INSTRUCTION -> Extract everything from the first line through the line with "W, H = 757, 376", both ends included, except for any pictures.

COLLECTED DATA ->
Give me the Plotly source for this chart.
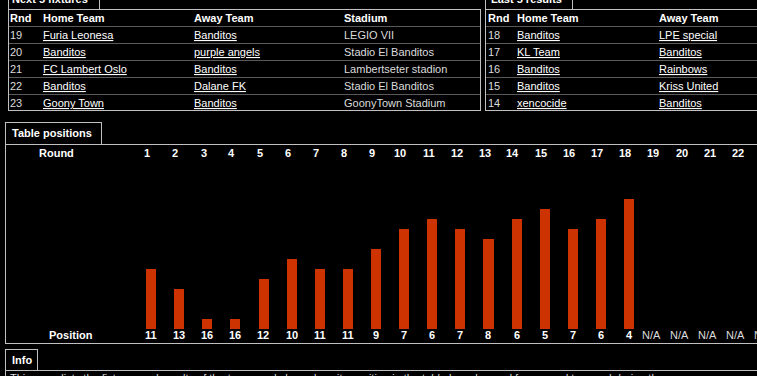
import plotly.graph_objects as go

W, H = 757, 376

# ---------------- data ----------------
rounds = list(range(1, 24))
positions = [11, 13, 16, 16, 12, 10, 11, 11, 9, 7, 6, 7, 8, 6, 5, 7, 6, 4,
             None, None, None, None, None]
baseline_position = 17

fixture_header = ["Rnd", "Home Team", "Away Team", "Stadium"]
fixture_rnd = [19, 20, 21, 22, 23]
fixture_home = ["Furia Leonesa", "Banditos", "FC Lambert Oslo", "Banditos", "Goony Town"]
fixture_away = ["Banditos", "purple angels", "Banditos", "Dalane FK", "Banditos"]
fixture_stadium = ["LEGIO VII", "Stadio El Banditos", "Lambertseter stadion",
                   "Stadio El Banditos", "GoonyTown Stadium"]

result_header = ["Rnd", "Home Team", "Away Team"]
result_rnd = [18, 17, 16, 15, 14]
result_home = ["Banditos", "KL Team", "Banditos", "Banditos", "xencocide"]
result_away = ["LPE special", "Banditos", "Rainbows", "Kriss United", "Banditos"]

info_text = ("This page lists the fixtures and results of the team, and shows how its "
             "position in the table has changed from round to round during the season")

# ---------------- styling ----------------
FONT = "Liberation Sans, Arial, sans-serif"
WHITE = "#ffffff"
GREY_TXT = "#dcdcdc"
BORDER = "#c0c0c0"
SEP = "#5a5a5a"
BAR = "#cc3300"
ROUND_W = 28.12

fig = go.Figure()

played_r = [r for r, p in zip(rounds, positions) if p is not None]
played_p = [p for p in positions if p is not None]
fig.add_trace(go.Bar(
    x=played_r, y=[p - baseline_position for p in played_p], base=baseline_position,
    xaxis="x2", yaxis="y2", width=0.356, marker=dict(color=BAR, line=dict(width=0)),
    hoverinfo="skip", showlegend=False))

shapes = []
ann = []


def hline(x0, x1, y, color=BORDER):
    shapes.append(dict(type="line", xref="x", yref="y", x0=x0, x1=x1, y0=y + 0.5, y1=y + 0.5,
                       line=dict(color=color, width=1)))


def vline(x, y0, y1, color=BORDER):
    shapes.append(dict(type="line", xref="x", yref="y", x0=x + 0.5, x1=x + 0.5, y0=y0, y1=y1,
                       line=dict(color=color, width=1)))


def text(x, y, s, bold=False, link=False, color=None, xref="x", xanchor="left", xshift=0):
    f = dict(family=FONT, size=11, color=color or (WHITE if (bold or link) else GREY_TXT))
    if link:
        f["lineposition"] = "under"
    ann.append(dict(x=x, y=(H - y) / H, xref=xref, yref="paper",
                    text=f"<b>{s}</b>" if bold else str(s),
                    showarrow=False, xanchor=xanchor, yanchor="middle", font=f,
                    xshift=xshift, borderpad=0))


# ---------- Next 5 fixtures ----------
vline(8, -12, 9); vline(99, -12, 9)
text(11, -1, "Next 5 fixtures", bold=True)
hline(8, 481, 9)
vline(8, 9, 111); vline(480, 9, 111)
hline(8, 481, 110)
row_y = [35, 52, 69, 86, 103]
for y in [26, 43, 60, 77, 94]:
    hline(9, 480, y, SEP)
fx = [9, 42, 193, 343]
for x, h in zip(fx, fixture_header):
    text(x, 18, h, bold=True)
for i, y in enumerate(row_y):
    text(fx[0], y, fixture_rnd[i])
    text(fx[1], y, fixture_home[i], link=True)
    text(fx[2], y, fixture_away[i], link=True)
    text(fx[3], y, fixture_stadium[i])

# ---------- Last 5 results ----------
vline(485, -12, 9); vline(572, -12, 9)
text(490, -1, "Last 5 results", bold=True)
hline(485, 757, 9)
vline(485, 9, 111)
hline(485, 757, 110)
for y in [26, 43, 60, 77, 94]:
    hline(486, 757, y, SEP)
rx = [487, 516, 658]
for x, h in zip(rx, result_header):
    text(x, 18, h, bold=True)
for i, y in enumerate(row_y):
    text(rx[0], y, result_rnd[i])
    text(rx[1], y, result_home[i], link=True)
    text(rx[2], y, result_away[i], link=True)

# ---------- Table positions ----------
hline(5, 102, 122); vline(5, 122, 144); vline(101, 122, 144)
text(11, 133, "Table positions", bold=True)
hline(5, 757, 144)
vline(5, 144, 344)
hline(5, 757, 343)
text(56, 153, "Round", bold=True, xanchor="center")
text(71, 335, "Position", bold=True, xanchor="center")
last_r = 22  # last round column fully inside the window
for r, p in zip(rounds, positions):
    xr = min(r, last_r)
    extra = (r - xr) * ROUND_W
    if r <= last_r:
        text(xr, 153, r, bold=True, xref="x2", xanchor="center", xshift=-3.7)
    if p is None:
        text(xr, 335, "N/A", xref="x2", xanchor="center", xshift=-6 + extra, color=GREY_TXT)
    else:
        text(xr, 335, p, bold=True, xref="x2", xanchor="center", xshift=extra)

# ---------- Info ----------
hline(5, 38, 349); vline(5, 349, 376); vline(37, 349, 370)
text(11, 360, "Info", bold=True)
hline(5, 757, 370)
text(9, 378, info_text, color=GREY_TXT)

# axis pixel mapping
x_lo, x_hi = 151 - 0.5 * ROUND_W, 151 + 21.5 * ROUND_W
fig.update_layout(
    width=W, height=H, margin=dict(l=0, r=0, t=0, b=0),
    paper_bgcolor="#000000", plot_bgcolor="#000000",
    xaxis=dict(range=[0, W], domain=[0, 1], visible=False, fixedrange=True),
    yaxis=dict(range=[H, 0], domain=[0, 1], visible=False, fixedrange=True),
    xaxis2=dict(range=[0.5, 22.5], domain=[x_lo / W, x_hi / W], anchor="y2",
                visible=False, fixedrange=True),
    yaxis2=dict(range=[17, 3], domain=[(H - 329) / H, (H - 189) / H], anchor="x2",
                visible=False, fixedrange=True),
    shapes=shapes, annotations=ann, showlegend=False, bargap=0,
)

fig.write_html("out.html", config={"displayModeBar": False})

THE SOLUTION ->
Give me the Plotly source for this chart.
import plotly.graph_objects as go

W, H = 757, 376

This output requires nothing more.